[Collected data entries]
■ ■ ■ ■

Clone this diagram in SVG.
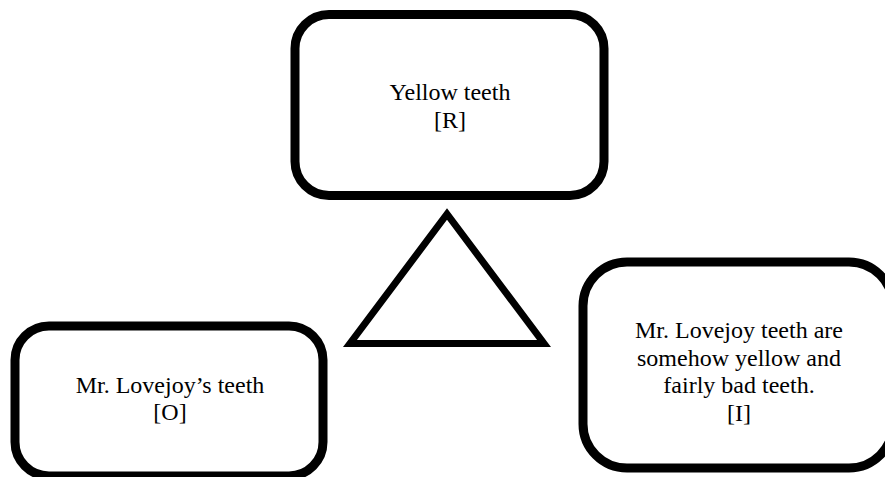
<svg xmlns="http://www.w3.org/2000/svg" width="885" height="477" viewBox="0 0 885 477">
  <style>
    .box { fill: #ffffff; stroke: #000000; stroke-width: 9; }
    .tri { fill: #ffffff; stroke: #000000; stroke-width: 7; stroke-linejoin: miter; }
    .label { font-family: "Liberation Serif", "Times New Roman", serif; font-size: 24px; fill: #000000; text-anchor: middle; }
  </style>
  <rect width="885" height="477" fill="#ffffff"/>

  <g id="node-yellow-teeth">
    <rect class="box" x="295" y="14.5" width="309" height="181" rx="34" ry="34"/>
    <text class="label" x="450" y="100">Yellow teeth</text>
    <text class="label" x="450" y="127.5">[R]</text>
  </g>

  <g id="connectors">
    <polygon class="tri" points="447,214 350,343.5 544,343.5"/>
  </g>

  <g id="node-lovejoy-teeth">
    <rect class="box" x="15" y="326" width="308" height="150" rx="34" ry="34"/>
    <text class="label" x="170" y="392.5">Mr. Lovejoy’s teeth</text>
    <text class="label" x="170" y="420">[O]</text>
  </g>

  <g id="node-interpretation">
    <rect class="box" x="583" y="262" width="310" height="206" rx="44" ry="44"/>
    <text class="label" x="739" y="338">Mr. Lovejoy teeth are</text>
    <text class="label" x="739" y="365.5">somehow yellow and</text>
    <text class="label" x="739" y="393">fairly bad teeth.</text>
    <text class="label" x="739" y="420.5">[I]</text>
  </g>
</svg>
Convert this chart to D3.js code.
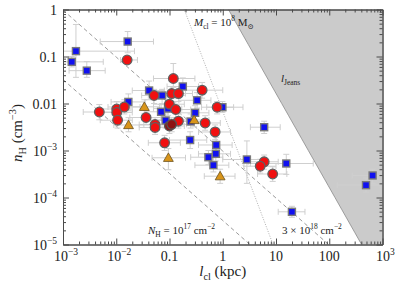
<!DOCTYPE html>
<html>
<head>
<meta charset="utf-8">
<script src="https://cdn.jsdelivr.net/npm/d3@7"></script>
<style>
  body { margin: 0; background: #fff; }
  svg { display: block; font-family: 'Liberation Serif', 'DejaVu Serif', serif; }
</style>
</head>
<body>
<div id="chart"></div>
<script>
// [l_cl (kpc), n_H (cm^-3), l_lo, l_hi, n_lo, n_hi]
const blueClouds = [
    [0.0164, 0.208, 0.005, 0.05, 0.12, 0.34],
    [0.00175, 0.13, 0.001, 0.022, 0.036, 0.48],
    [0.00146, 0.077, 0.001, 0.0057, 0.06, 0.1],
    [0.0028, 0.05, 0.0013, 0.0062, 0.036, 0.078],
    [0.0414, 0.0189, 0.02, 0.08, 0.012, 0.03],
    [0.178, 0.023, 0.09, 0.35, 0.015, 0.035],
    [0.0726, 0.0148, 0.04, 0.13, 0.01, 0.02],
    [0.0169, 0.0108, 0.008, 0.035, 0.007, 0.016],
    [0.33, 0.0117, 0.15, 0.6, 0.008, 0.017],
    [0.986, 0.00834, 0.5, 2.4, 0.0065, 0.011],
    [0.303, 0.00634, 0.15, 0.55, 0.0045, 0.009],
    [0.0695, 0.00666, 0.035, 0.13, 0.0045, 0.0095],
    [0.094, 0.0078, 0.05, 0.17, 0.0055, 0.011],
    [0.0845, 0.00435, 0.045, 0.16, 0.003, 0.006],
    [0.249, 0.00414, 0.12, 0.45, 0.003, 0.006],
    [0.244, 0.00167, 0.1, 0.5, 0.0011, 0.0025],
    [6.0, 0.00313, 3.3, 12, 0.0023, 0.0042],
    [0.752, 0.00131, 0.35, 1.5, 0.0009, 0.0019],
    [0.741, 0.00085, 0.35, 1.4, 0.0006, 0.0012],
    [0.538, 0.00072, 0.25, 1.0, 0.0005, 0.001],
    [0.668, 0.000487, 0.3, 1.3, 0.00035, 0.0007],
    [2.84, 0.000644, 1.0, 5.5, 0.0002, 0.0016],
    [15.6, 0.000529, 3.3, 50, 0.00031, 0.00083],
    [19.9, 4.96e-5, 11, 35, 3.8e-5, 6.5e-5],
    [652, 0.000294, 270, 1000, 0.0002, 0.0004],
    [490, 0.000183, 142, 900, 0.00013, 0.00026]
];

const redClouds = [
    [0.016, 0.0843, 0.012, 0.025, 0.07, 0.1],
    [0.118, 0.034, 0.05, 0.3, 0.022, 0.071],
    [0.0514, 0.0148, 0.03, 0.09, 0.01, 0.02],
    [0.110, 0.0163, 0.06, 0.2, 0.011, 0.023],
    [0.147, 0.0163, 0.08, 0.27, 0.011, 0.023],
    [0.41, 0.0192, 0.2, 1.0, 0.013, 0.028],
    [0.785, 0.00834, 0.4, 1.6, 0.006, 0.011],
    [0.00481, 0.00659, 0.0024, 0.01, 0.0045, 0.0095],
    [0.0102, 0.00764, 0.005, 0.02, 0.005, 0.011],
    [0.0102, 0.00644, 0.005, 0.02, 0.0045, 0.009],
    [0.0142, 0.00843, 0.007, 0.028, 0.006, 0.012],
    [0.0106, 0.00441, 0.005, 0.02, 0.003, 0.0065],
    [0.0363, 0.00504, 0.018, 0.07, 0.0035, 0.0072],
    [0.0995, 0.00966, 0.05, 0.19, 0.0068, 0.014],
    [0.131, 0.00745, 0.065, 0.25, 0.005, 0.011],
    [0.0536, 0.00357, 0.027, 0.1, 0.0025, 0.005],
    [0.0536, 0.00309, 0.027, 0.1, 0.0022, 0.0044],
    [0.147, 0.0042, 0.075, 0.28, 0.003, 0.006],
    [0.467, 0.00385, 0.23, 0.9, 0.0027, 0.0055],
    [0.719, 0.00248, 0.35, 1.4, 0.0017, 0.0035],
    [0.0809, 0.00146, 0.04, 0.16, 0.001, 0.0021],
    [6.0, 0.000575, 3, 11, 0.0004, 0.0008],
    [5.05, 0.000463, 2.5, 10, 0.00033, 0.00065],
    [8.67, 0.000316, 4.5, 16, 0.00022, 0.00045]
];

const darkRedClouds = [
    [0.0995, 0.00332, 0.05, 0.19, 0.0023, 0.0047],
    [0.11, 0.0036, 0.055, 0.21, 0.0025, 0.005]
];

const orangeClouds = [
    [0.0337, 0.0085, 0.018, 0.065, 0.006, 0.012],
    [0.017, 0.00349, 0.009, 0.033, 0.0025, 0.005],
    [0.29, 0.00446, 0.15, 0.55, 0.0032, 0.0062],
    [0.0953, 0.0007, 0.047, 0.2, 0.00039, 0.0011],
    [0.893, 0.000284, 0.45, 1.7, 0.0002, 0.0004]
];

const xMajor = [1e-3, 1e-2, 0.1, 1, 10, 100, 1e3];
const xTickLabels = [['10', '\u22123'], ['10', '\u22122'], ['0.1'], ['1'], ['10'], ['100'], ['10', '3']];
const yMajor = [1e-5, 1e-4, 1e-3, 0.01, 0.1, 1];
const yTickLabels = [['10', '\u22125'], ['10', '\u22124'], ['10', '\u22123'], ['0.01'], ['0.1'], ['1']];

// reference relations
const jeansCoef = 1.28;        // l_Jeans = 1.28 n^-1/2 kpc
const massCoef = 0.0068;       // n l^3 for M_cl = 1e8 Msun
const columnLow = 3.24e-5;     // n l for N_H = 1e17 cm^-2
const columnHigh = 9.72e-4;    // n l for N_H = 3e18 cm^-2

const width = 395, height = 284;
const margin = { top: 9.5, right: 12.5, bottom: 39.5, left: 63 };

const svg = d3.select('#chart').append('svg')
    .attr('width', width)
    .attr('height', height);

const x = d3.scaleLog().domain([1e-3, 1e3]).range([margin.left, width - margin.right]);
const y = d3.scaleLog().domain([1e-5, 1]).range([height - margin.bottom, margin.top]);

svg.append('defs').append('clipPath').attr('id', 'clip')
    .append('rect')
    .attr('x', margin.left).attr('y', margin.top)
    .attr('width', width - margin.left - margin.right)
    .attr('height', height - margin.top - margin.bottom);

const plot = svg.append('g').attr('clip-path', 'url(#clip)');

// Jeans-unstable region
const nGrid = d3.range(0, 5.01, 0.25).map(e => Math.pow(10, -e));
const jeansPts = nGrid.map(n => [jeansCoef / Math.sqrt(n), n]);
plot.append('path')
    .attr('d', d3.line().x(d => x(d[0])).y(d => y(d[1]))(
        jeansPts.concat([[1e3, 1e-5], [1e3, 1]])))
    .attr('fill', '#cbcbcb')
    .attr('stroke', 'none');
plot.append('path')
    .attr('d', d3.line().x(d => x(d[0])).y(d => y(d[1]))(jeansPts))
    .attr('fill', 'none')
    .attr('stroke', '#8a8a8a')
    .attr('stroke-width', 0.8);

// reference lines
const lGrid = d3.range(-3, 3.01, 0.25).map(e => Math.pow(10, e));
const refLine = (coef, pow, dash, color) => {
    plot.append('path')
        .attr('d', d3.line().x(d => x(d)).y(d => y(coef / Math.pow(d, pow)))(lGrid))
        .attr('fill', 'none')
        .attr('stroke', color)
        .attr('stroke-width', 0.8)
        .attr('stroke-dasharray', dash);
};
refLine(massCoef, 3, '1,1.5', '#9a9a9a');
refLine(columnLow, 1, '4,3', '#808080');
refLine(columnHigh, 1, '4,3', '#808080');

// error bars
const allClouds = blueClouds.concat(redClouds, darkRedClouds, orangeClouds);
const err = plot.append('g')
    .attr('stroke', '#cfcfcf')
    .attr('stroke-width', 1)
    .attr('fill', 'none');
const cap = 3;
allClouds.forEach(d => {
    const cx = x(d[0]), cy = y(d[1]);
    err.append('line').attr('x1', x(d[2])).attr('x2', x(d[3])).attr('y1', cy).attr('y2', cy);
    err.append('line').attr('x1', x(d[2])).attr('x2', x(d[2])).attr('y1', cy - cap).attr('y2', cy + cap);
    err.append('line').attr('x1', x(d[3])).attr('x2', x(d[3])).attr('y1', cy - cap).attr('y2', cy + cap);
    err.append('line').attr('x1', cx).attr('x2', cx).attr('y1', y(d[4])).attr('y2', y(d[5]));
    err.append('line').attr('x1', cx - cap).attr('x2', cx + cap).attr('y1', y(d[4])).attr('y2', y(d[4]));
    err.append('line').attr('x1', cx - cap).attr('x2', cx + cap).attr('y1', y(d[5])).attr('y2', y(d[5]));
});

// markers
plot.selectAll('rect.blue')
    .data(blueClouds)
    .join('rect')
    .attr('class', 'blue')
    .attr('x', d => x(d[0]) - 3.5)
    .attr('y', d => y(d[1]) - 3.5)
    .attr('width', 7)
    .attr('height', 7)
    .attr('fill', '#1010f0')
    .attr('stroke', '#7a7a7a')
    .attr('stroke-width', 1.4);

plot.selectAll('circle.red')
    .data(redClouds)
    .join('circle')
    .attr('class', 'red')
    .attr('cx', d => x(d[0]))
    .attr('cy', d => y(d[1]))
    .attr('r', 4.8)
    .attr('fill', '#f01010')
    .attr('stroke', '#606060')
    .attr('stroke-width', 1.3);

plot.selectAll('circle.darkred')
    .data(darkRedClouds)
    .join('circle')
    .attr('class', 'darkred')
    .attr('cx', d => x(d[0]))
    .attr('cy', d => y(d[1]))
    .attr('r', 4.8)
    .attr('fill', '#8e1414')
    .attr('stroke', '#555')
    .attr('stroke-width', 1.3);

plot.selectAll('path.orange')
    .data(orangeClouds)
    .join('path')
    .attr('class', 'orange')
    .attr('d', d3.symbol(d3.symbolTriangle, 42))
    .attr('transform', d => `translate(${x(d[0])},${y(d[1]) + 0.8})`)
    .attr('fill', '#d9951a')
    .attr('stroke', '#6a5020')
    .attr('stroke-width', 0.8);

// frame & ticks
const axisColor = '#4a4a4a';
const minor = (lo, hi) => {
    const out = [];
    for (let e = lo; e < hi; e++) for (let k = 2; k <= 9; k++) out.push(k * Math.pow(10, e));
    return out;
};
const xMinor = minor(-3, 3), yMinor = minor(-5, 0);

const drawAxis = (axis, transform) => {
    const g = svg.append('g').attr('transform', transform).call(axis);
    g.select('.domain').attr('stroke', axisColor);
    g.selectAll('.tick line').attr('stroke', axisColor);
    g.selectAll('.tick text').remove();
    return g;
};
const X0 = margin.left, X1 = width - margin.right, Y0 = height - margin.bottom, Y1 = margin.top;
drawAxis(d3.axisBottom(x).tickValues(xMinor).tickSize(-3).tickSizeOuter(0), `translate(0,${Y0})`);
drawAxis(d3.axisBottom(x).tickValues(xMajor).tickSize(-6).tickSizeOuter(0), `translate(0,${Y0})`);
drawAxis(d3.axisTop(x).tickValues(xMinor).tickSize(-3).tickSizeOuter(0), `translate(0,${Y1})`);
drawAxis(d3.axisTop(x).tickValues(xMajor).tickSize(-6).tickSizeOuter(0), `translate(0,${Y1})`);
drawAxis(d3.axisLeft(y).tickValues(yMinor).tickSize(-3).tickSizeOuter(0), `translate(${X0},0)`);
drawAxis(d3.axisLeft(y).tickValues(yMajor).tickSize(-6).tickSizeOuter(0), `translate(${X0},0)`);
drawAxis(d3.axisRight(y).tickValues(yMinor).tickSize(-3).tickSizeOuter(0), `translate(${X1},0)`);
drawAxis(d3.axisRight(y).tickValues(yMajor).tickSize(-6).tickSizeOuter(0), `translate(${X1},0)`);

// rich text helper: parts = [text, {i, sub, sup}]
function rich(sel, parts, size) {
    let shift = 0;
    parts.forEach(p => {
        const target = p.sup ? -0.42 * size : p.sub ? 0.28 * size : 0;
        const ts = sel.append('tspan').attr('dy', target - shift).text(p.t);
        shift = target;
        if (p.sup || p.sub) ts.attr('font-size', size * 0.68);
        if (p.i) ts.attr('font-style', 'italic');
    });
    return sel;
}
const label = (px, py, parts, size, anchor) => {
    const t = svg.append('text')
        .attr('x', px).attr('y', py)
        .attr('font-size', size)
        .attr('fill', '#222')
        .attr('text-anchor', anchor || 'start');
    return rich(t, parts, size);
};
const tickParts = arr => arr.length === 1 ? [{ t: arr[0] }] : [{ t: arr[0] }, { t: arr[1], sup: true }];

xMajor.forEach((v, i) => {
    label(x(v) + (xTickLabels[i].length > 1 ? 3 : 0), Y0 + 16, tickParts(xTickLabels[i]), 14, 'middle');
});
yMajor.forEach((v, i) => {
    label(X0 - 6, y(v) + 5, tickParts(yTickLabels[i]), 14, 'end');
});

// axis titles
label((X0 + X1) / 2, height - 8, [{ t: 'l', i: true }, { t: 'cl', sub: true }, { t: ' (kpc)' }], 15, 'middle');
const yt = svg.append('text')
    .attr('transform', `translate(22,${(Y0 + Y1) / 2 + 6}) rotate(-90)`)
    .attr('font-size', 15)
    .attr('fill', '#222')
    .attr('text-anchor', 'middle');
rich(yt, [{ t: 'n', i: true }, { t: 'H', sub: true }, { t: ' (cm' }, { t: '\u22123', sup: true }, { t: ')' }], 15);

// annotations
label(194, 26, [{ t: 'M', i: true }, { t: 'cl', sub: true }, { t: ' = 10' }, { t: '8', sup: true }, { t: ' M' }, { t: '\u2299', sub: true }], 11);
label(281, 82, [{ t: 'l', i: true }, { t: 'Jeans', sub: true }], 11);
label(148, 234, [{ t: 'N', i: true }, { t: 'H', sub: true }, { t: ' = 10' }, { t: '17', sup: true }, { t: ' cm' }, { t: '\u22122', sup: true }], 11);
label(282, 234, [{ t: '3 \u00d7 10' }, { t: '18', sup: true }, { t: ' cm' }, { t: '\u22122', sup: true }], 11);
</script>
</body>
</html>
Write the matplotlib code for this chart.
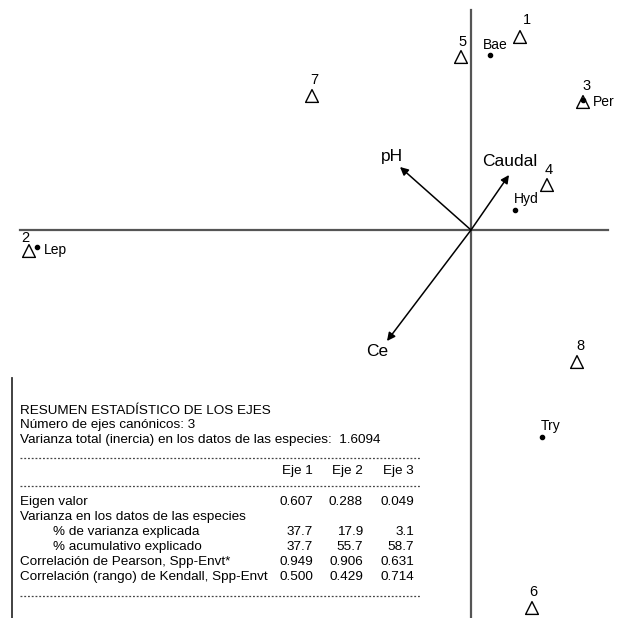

■ ■ ■ ■

What the task requires ::
Above are entries; state the number of lines among them that contain "code", and nothing else.

Full output ::
2